Speaking as a guest at Trinity on Sunday, Pfleger mocked the tears Clinton displayed shortly before the New Hampshire primary in January.
“She wasn’t the only one crying,” Pfleger said. “There was a whole lot of white people crying.”
Then, Pfleger, who is white, seemed to indicate that he might be going too far. “I’m sorry. I don’t want to get you in any more trouble,” he said, as the church’s organ began to play to signal his exit from the pulpit.
CLINTON CAMP OUTRAGED
Clinton’s campaign condemned Pfleger’s remarks.
“Divisive and hateful language like that is totally counterproductive in our efforts to bring our party together and have no place at the pulpit or in our politics,” Clinton spokesman Phil Singer said in a statement. “We are disappointed that Sen.

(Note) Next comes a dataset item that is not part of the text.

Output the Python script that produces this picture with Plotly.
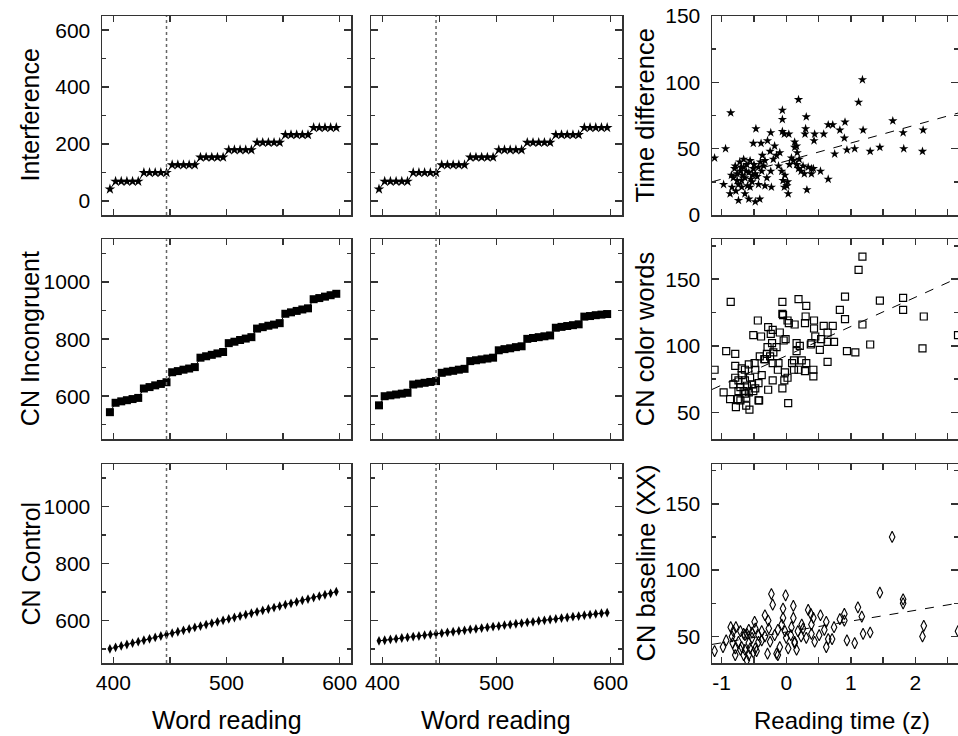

Obama didn’t specifically reject Father Pfleger’s despicable comments about Sen. Clinton, and assume he will do so.”
The church has been Obama’s spiritual home for years and also triggered a controversy this spring over remarks made by Obama’s longtime pastor, Rev. Jeremiah Wright Jr.
In late April, Obama denounced remarks from Wright after the retiring pastor gave a fiery appearance at the National Press Club, reaffirmed his view that the U.S. government may have initiated the AIDS epidemic to wipe out racial minorities, and praised Nation of Islam leader Louis Farrakhan as one of the most important voices of the 20th Century.
Obama has not attended the church since the controversy over Wright erupted in mid-March.
Pfleger, a longtime friend of Wright’s and Obama’s, could not be reached for comment.
“I regret the words I chose Sunday,” Pfleger said in a statement released by his church, St. Sabina. “These words are inconsistent with Sen. Obama’s life and message, and I am deeply sorry if they offended Sen. Clinton or anyone else who saw them.”
The campaign said Pfleger stepped down several weeks ago from the campaign’s Catholic Advisory Council.
Earmarks to St. Sabina
In a Tribune story a year ago, Obama defended special budget earmarks for his district while he was a state legislator, including ones that went to programs associated with Pfleger’s church.
Pfleger gave Obama’s campaigns $1,500 between 1995 and 2001, including $200 in April 2001, about three months after Obama announced at least $100,000 in grants to St. Sabina programs.
In that story, Pfleger said he made those donations personally, not on behalf of the church or to win grants.
Rev. Dwight Hopkins, a professor at the University of Chicago Divinity School who attends Trinity, said Pfleger’s charged remarks reflect an old-school approach. “One of the hallmarks of preaching is the speaker is expected to combine their interpretation of current events with the divinely inspired message from above,” he said.
Hopkins said Trinity’s current pastor, Rev. Otis Moss III, who is shown in the video introducing Pfleger, has been more careful and nuanced in the sermons he has delivered during the political season.